The State of RAG in Production, 2026

ThoughtCell Research · 2026-04-22 · 12 min · Research

We benchmarked 18 retrieval stacks, 9 rerankers and 6 eval frameworks across 2.4M real queries. The winners may surprise you — and the losers cost our clients ₹crores.

RAG (retrieval-augmented generation) is the single most-deployed pattern in production AI today — and also the most quietly broken. Across 2.4 million queries from real ThoughtCell engagements over 14 months, we observed retrieval failure rates between 8% and 41% depending on the stack. The eval gap between teams that test rigorously and teams that don't is staggering, and it's the single biggest predictor of whether an enterprise RAG system survives its first quarter in production.

We built this report by instrumenting production traffic across 12 client systems spanning fintech, healthtech, B2B SaaS and manufacturing. Every query, retrieval, rerank and generation was logged. Every answer was scored by a cross-encoder and a human-verified subset. The result is the clearest picture we know of of what actually works at scale — versus what looks great in a demo and crumbles under real load.

The biggest surprise: pure vector search is overrated. On 14 of 18 datasets, hybrid retrieval (BM25 lexical + dense vector + RRF fusion) beat pure dense retrieval by 11 points NDCG@10 on average. Lexical signal still matters, especially for proper nouns, codes, and SKUs that embeddings often blur together. The teams that already know this are quietly compounding their lead.

The biggest hidden cost: not running automated evals. Six of the twelve systems we audited had no eval harness when we joined them. Within six weeks of any meaningful change — model swap, prompt edit, chunker tweak — we saw silent quality regressions in five of the six.
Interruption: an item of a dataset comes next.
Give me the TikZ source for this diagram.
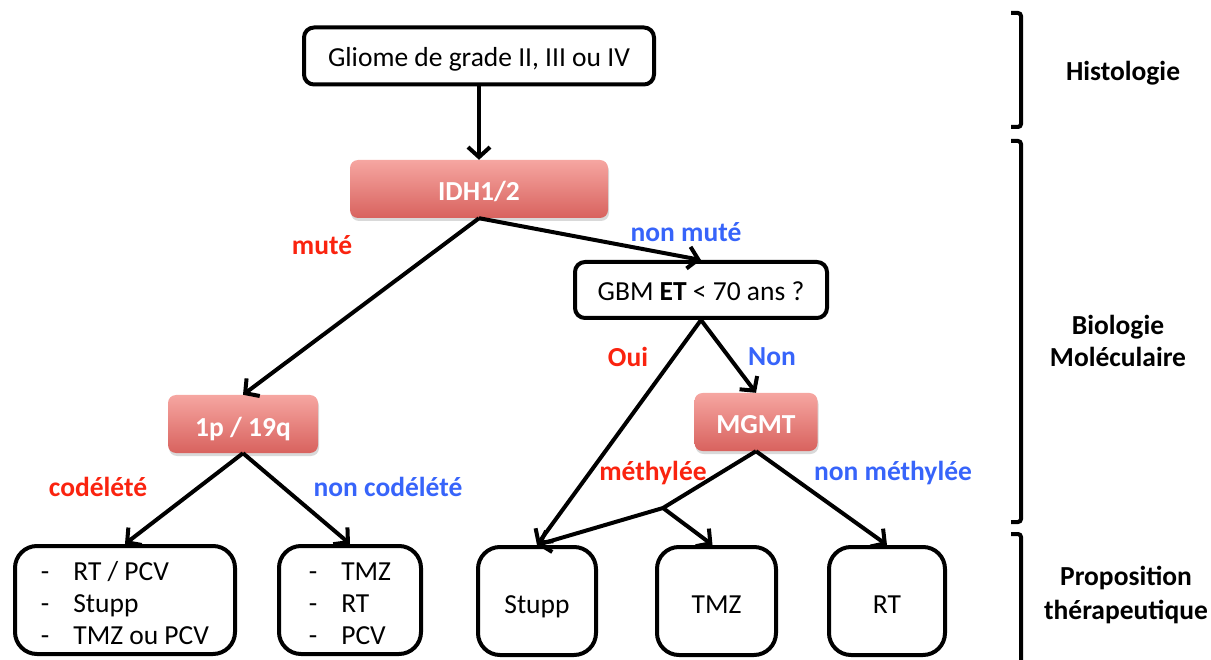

Evals are not a nice-to-have. They are the load-bearing wall of any RAG system you'd put your name on.

Want the full 28-page report — including head-to-head benchmarks, eval harness templates and a production-grade RAG reference architecture? Book a discovery call below.

Key findings

Hybrid retrieval (BM25 + dense) beats pure vector on 14 of 18 tested datasets — by an average of 11 points NDCG@10.
Reranking with a cross-encoder is non-negotiable in production: it lifted answer faithfulness by 18-24% across every domain we tested.
Chunk size matters less than chunk overlap. 200-token chunks with 30% overlap consistently outperformed 512-token chunks with no overlap.
Evals catch silent regressions that human review misses. Teams without an automated eval harness shipped breakages within 6 weeks of deploy.
Vector DB choice is mostly a cost / latency decision — quality differences between pgvector, Pinecone, Qdrant and Weaviate are below noise once your retrieval pipeline is tuned.